Creating Perfect Loops

   By Lisa F   Categories: GeneralMixing Techniques

Creating suitable loops is an art form in itself. So now that you know how important looping is, how do you do it?

Looping often starts in a DAW. Loops are self-contained audio regions, that are sourced or recorded and then cut, trimmed and tested to make sure they do not skip. It is a good idea to test your loops in a stereo editing program like Sound Forge or Adobe Audition after you bounce them out of your DAW to make sure that your ear is not being fooled and that they are in fact seamless.

Be patient—sometimes it can take a while to find a seamless loop point, you may find yourself blowing up the waveform to quite an extreme degree in order to find a suitable zero crossing point. What’s that? Well, a sound waveform graphically goes up and down around a center point of no volume. A seamless loop can most likely be created when the end of the loop and the beginning of the loop cross the exact center of the waveform where the volume of the wave is essentially zero.
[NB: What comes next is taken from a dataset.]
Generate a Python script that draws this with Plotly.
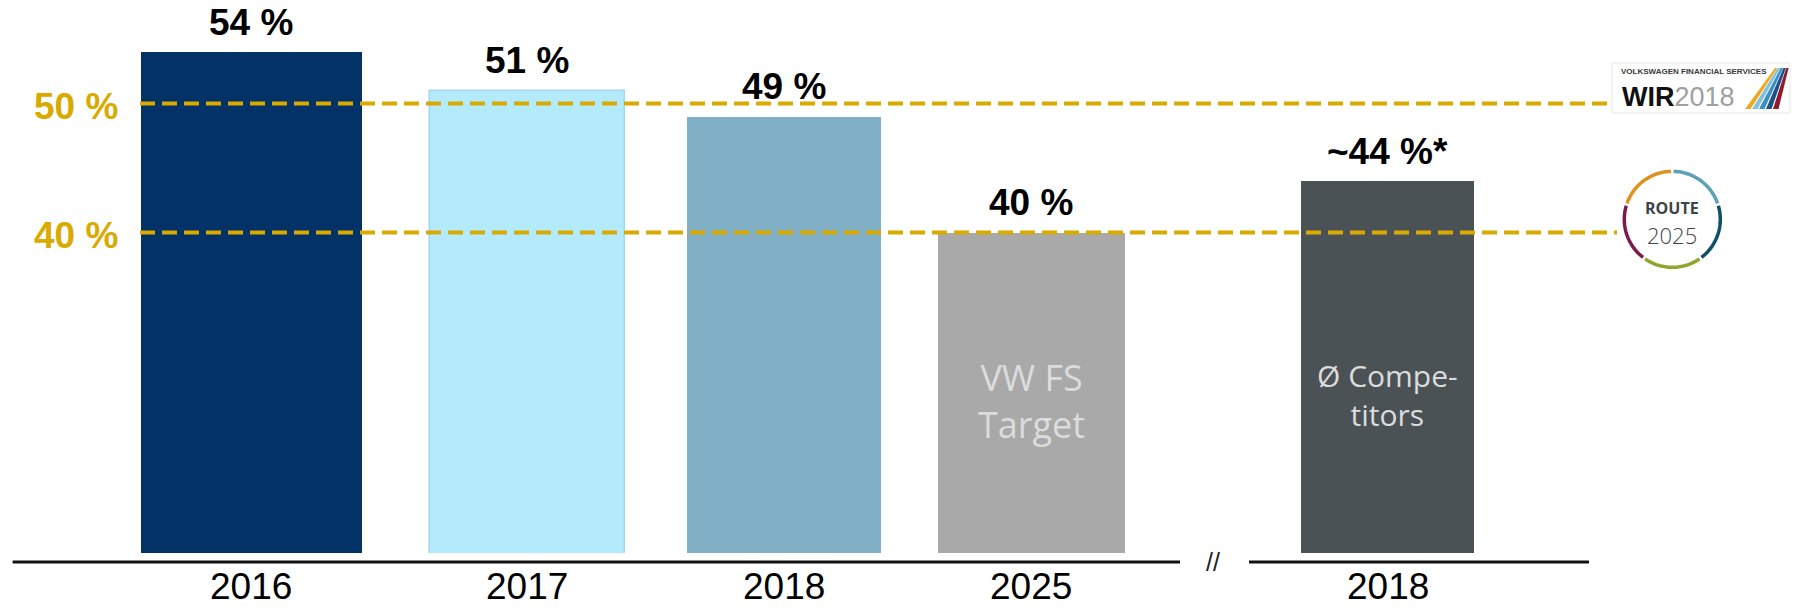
import numpy as np
import plotly.graph_objects as go

# ---- data -------------------------------------------------------------
years = ["2016", "2017", "2018", "2025", "2018"]
ratio = [54, 51, 49, 40, 44]
value_labels = ["54 %", "51 %", "49 %", "40 %", "~44 %*"]
inner_labels = [None, None, None, ["VW FS", "Target"], ["Ø Compe-", "titors"]]
ref_levels = [50, 40]
ref_labels = ["50 %", "40 %"]

# ---- layout constants -------------------------------------------------
W, H = 1799, 607
PLOT_B = 54
PLOT_H = H - PLOT_B
slot = [0, 1.06, 2.05, 3.0, 4.37]
bar_w = [0.85, 0.75, 0.746, 0.72, 0.665]
fill = ["#033366", "#B4EBFC", "#80AFC6", "#A9A9A9", "#4B5256"]
edge = ["#033366", "#A0D6F6", "#80AFC6", "#A9A9A9", "#4B5256"]
edge_w = [0, 1.5, 0, 0, 0]
# inner caption style per bar: (font size, block centre y in px)
inner_style = [None, None, None, (36, 400.6), (30, 394.5)]
X_RANGE = [-0.967, 5.952]
Y_RANGE = [15.163, 58.031]
GOLD = "#D9AA00"
SANS = "Liberation Sans, Arial, sans-serif"
HUMANIST = "Open Sans, Noto Sans, sans-serif"


def px(x):
    return x / W


def py(y):
    return (PLOT_H - y) / PLOT_H


fig = go.Figure()
fig.add_trace(go.Bar(
    x=slot, y=ratio, width=bar_w,
    marker=dict(color=fill, line=dict(color=edge, width=edge_w)),
    hoverinfo="skip", showlegend=False,
))

shapes = []
annotations = []

# value labels above the bars
for xs, v, lab in zip(slot, ratio, value_labels):
    annotations.append(dict(
        x=xs, y=v, xref="x", yref="y", text=f"<b>{lab}</b>", showarrow=False,
        yshift=30, xanchor="center", yanchor="middle", borderpad=0,
        font=dict(family=SANS, size=37, color="#000000"),
    ))

# captions inside the grey bars
for xs, lines, st in zip(slot, inner_labels, inner_style):
    if not lines:
        continue
    size, yc = st
    annotations.append(dict(
        x=xs, y=py(yc), xref="x", yref="paper", text="<br>".join(lines),
        showarrow=False, xanchor="center", yanchor="middle", align="center",
        borderpad=0, font=dict(family=HUMANIST, size=size, color="#DCDCDC"),
    ))

# category labels under the baseline
for xs, yr in zip(slot, years):
    annotations.append(dict(
        x=xs, y=py(586.3), xref="x", yref="paper", text=yr,
        showarrow=False, xanchor="center", yanchor="middle", borderpad=0,
        font=dict(family=SANS, size=37, color="#000000"),
    ))

# dashed reference levels with their labels on the left
ref_x_end = [1613, 1617]
for lvl, lab, xe in zip(ref_levels, ref_labels, ref_x_end):
    shapes.append(dict(
        type="line", xref="paper", yref="y", x0=px(140), x1=px(xe), y0=lvl, y1=lvl,
        line=dict(color=GOLD, width=4, dash="15px,7px"), layer="above",
    ))
    annotations.append(dict(
        x=px(76), y=lvl, xref="paper", yref="y", text=f"<b>{lab}</b>",
        showarrow=False, xanchor="center", yanchor="middle", yshift=-3, borderpad=0,
        font=dict(family=SANS, size=37, color=GOLD),
    ))

# split baseline with break mark
for x0, x1 in [(12.6, 1180), (1249, 1589)]:
    shapes.append(dict(
        type="line", xref="paper", yref="paper", x0=px(x0), x1=px(x1),
        y0=py(562), y1=py(562), line=dict(color="#111111", width=3),
    ))
annotations.append(dict(
    x=px(1213), y=py(562), xref="paper", yref="paper", text="//", showarrow=False,
    xanchor="center", yanchor="middle", borderpad=0,
    font=dict(family=SANS, size=25, color="#222222"),
))

# "WIR 2018" badge
shapes.append(dict(
    type="rect", xref="paper", yref="paper", x0=px(1612), x1=px(1790),
    y0=py(113), y1=py(63), line=dict(color="#E6E6E6", width=1), fillcolor="rgba(0,0,0,0)",
))
annotations.append(dict(
    x=px(1694), y=py(72), xref="paper", yref="paper",
    text="<b>VOLKSWAGEN FINANCIAL SERVICES</b>", showarrow=False, borderpad=0,
    xanchor="center", yanchor="middle", font=dict(family=SANS, size=8, color="#3A3A3A"),
))
annotations.append(dict(
    x=px(1621), y=py(97), xref="paper", yref="paper",
    text="<b>WIR</b><span style='color:#A0A0A0'>2018</span>", showarrow=False, borderpad=0,
    xanchor="left", yanchor="middle", font=dict(family=SANS, size=27, color="#111111"),
))
stripe_cols = ["#F0A81C", "#7EC3E0", "#3B8FC4", "#1F4F8A", "#8E1B2E"]
for i, c in enumerate(stripe_cols):
    bx = 1745 + 7 * i
    tx = 1775 + 2.8 * i
    path = (f"M {px(bx)},{py(109)} L {px(bx + 5.5)},{py(109)} "
            f"L {px(tx + 2.4)},{py(68)} L {px(tx)},{py(68)} Z")
    shapes.append(dict(type="path", xref="paper", yref="paper", path=path,
                       fillcolor=c, line=dict(width=0)))

# "ROUTE 2025" ring badge
cx, cy, r = 1672.3, 219.3, 48
ring_cols = ["#5AA2B4", "#0C4F66", "#8FA52B", "#7A1C48", "#E0921F"]
gap = 3.0
for i, c in enumerate(ring_cols):
    th = np.radians(np.linspace(72 * i + gap / 2, 72 * (i + 1) - gap / 2, 40))
    xs = cx + r * np.sin(th)
    ys = cy - r * np.cos(th)
    path = "M " + " L ".join(f"{px(a)},{py(b)}" for a, b in zip(xs, ys))
    shapes.append(dict(type="path", xref="paper", yref="paper", path=path,
                       line=dict(color=c, width=3.5), fillcolor="rgba(0,0,0,0)"))
annotations.append(dict(
    x=px(cx), y=py(208), xref="paper", yref="paper", text="<b>ROUTE</b>",
    showarrow=False, xanchor="center", yanchor="middle", borderpad=0,
    font=dict(family=HUMANIST, size=16, color="#3D4448"),
))
annotations.append(dict(
    x=px(cx), y=py(234.5), xref="paper", yref="paper", text="2025",
    showarrow=False, xanchor="center", yanchor="middle", borderpad=0,
    font=dict(family=HUMANIST, size=22, color="#3D4448", weight=300),
))

fig.update_layout(
    width=W, height=H,
    margin=dict(l=0, r=0, t=0, b=PLOT_B, pad=0),
    paper_bgcolor="white", plot_bgcolor="white",
    xaxis=dict(visible=False, range=X_RANGE, fixedrange=True),
    yaxis=dict(visible=False, range=Y_RANGE, fixedrange=True),
    bargap=0, shapes=shapes, annotations=annotations,
)

fig.write_html("out.html")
This is known as a “zero crossing” and it is vital to avoid clicks and pops. If you’re only selecting a loop of a few waveform cycles you can visually see the beginnings and endings of loops easily on the screen. However, for longer loops you may need blow up the waveform view to a more extreme magnification. Then you will set your loop markers, listen, and gradually change your marker points until a suitable zero crossing is found.

This image shows how to get a seamless loop by using a zero crossing to smooth the transition point between the beginning and end of the fi le. Credit: Jeremy Engels.

In some cases, it may be necessary to fade the waveform in or out, or you may also need to redraw the very end point of a wave file to avoid that pop or click. The length of the fade in/out will depend greatly on the situation. If you’re trying to create the best example of a continuous fan hum or an ominous turbine sound in an engine room then you may be reducing the length of your fades to mere milliseconds in order to avoid an obvious sense of the sound fading in and out. In other cases, some effects may have a pulsing component where they rise and fall naturally or regularly and this can be taken advantage of when designing your loop. Loops can be tricky and sometimes it takes a little bit of practice to get them right, but it’s really worth it to get it right before you send it out the door!